Amiloride inhibits mammalian renal kallikrein and a kallikrein-like enzyme from toad bladder and skin.

Renal kallikrein is localized in luminal plasma membranes of the mammalian distal nephron and gains access to urine from this site. Its activity is regulated, in part, by aldosterone. These facts led us to study the effects of amiloride, a drug known to inhibit sodium reabsorption and potassium secretion at this site, on kallikrein activity. Amiloride inhibited the esterolytic activity of purified rat or human urinary kallikrein or of rat renal cortical cells upon a synthetic substrate (ID50 = 0.12-0.23 mM).
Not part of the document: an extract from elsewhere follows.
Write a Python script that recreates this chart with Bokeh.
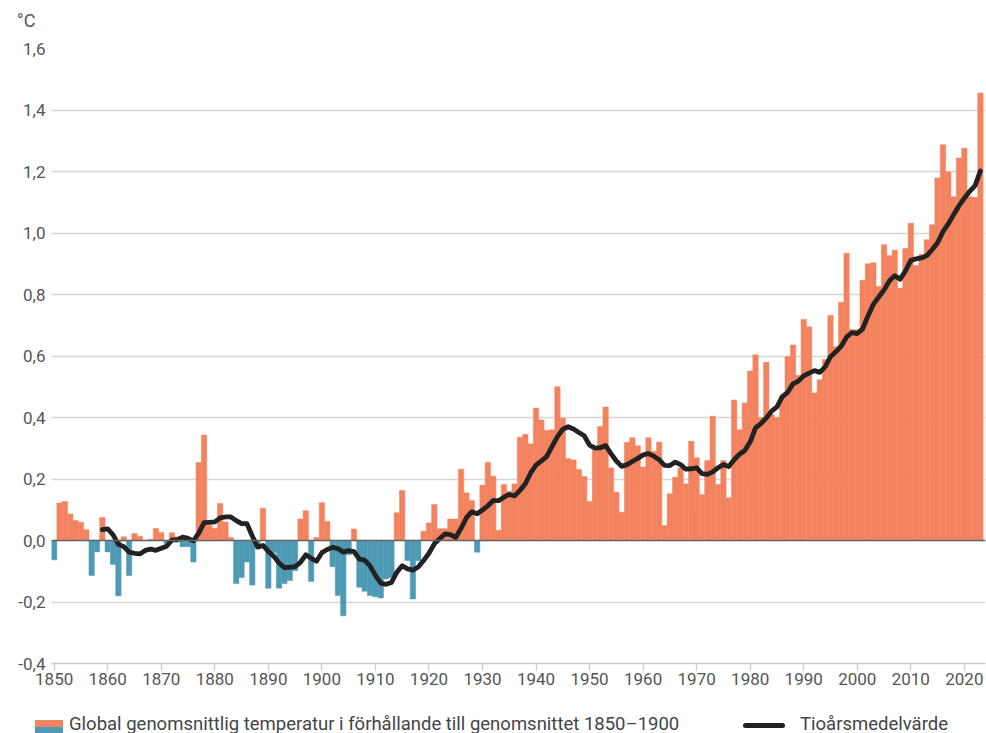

Kinetic analyses showed that the enzyme inhibition was noncompetitive and reversible in nature. The kinin-generating activity of kallikrein acting upon kininogen substrates was also inhibited by amiloride, as measured by bioassay in the rat uterus of guinea pig ileum or by radioimmunoassay of liberated kinins (ID50 = 85 microM). No other diuretic drug tested inhibited kallikrein activity, except triamterene, which did so, weakly. In addition, kallikrein-like enzyme activity was discovered in the urinary bladder or skin of Bufo marinus toads and this activity was also inhibited by amiloride. The localization of the enzyme and its inhibition by this drug suggest that further study of relationships amongst the glandular kallikrein-kinen system and renal ion and water transport is warranted.[1]